The chairwoman also addressed on-field matters. Reflecting on a season in which Hearts have slipped to fifth place following a significant change in coaching and playing staff in the winter, the owner continued: “None of us could have anticipated back in August that within six months we would have seen so many changes. Not only do we have a new head coach and assistant coach, but we have a very different first-team squad taking to the pitch every week.

“Ian [Cathro] and Austin [MacPhee] joined us at the start of December 2016, at a time when the team was fairly well settled, albeit with some changes planned for the January transfer window. Four games into the new management era, we lost Callum Paterson to long-term injury, one of our key defenders, and one of our top goalscorers at the time. While that was a blow, only two games later, we also lost John Souttar to long-term injury – again, one of our key defenders.

“The January transfer window brought more changes to the squad – a mixture of planned changes and unplanned. No-one, for example, anticipated the departure of Igor Rossi. Once again we reacted and brought in some highly-rated players, some to see us through to the end of the season and some on longer-term contracts. With so many changes, a number of which were forced upon us, there was clearly always going to be a period of some disruption while things settled down.

“Despite this, however, I am pleased that, once again, we have secured a top-six place. We set out at the start of the season with a business plan based on a fourth-place finish and after all of the aforementioned changes we have currently slipped to fifth place.
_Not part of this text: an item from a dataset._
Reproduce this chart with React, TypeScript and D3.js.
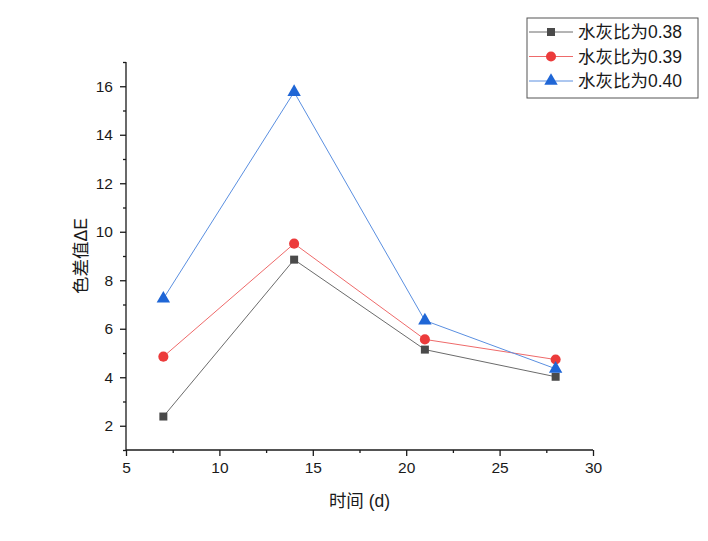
import React, { useEffect, useRef } from 'react';
import * as d3 from 'd3';

// data
const days = [7, 14, 21, 28];
const ratio038 = [2.38, 8.85, 5.14, 4.02];
const ratio039 = [4.85, 9.51, 5.56, 4.73];
const ratio040 = [7.24, 15.76, 6.34, 4.35];
const seriesNames = ['水灰比为0.38', '水灰比为0.39', '水灰比为0.40'];
const xTicks = [5, 10, 15, 20, 25, 30];
const yTicks = [2, 4, 6, 8, 10, 12, 14, 16];

const W = 708;
const H = 541;
const FONT = '"Liberation Sans", Arial, "Noto Sans CJK SC", sans-serif';

const App: React.FC = () => {
  const ref = useRef<SVGSVGElement | null>(null);

  useEffect(() => {
    if (!ref.current) return;
    const svg = d3.select(ref.current);
    svg.selectAll('*').remove();

    const left = 126, right = 593, top = 62, bottom = 450;
    const x = d3.scaleLinear().domain([5, 30]).range([left, right]);
    const y = d3.scaleLinear().domain([1, 17]).range([bottom, top]);

    const series = [
      { name: seriesNames[0], values: ratio038, color: '#4a4a4a', line: '#6b6b6b', shape: d3.symbolSquare, size: 64 },
      { name: seriesNames[1], values: ratio039, color: '#ec3b3b', line: '#ee6a6a', shape: d3.symbolCircle, size: 80 },
      { name: seriesNames[2], values: ratio040, color: '#1f66d6', line: '#5a8fe0', shape: d3.symbolTriangle, size: 78 },
    ];

    // axes
    const xAxis = d3.axisBottom(x).tickValues(xTicks).tickSize(6).tickPadding(6).tickFormat(d3.format('d'));
    const xMinor = d3.axisBottom(x).tickValues(d3.range(7.5, 30, 5)).tickSize(3).tickFormat(() => '');
    const yAxis = d3.axisLeft(y).tickValues(yTicks).tickSize(6).tickPadding(7).tickFormat(d3.format('d'));
    const yMinor = d3.axisLeft(y).tickValues(d3.range(1, 17.01, 2)).tickSize(3).tickFormat(() => '');

    const styleAxis = (g: d3.Selection<SVGGElement, unknown, null, undefined>) => {
      g.selectAll('path, line').attr('stroke', '#1a1a1a').attr('stroke-width', 1.3);
      g.selectAll('text').attr('font-family', FONT).attr('font-size', 15.5).attr('fill', '#1a1a1a');
    };

    svg.append('g').attr('transform', `translate(0,${bottom})`).call(xMinor).call(styleAxis);
    svg.append('g').attr('transform', `translate(0,${bottom})`).call(xAxis).call(styleAxis);
    svg.append('g').attr('transform', `translate(${left},0)`).call(yMinor).call(styleAxis);
    svg.append('g').attr('transform', `translate(${left},0)`).call(yAxis).call(styleAxis);
    svg.selectAll('.domain').attr('d', null);
    svg.append('line').attr('x1', left).attr('x2', left).attr('y1', top).attr('y2', bottom)
      .attr('stroke', '#1a1a1a').attr('stroke-width', 1.3);
    svg.append('line').attr('x1', left).attr('x2', right).attr('y1', bottom).attr('y2', bottom)
      .attr('stroke', '#1a1a1a').attr('stroke-width', 1.3);

    // axis titles
    svg.append('text')
      .attr('x', (left + right) / 2).attr('y', 507)
      .attr('text-anchor', 'middle')
      .attr('font-family', FONT).attr('font-size', 17.5).attr('fill', '#1a1a1a')
      .text('时间 (d)');
    svg.append('text')
      .attr('transform', `translate(87,${(top + bottom) / 2}) rotate(-90)`)
      .attr('text-anchor', 'middle')
      .attr('font-family', FONT).attr('font-size', 17.5).attr('fill', '#1a1a1a')
      .text('色差值ΔE');

    // lines and markers
    const line = d3.line<number>().x((_, i) => x(days[i])).y((d) => y(d));
    series.forEach((s) => {
      svg.append('path').datum(s.values)
        .attr('d', line).attr('fill', 'none')
        .attr('stroke', s.line).attr('stroke-width', 1);
      svg.append('g').selectAll('path').data(s.values).enter().append('path')
        .attr('d', d3.symbol().type(s.shape).size(s.size)())
        .attr('transform', (d, i) => `translate(${x(days[i])},${y(d)})`)
        .attr('fill', s.color);
    });

    // legend
    const lg = svg.append('g').attr('transform', 'translate(527,18)');
    lg.append('rect').attr('width', 171).attr('height', 80)
      .attr('fill', 'white').attr('stroke', '#555').attr('stroke-width', 1);
    series.forEach((s, i) => {
      const cy = 14 + i * 24.5;
      lg.append('line').attr('x1', 2).attr('x2', 46).attr('y1', cy).attr('y2', cy)
        .attr('stroke', s.line).attr('stroke-width', 1);
      lg.append('path').attr('d', d3.symbol().type(s.shape).size(s.size)())
        .attr('transform', `translate(24,${cy})`).attr('fill', s.color);
      lg.append('text').attr('x', 51).attr('y', cy + 6)
        .attr('font-family', FONT).attr('font-size', 17.5).attr('fill', '#1a1a1a')
        .text(s.name);
    });
  }, []);

  return (
    <svg ref={ref} width={W} height={H}
      style={{ position: 'absolute', left: 0, top: 0, background: 'white' }} />
  );
};

export default App;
We will continue to strive for that fourth place, with the possibility that brings of European football in the summer.”

Budge also reiterated what Craig Levein’s role entails in the wake of suggestions from outwith the club that the director of football has an overbearing influence on Cathro’s stewardship. “As has been explained many times before, the director of football role as it applies at Hearts is very wide and very varied,” she stated. “Craig is responsible for all football matters and for all age groups. He is also an executive director on the board with the additional responsibilities that brings. Craig holds his position because of his vast footballing experience, which means his opinion and advice can be extremely valuable. That said, he no more does Ian’s job than he does Roger Arnott’s job as head of the academy ... or indeed mine, as chief executive. For the avoidance of doubt, Ian picks the team, as did Robbie [Neilson] when he was here. Any input from Craig, whether in note form from a vantage point in the stand or in any other form, is given purely to assist Ian’s decision-making.”

Budge, who also condemned some “ludicrous” media coverage since Cathro’s appointment in December, added: “I have said from the outset that we are taking a long-term view of building this club, this business, and as such a run of disappointing results following a period of significant change, or some mischievous (at best) headlines, will not divert us from our purpose. We will continue to invest in youth, both for players and coaches, supported by experienced professionals.”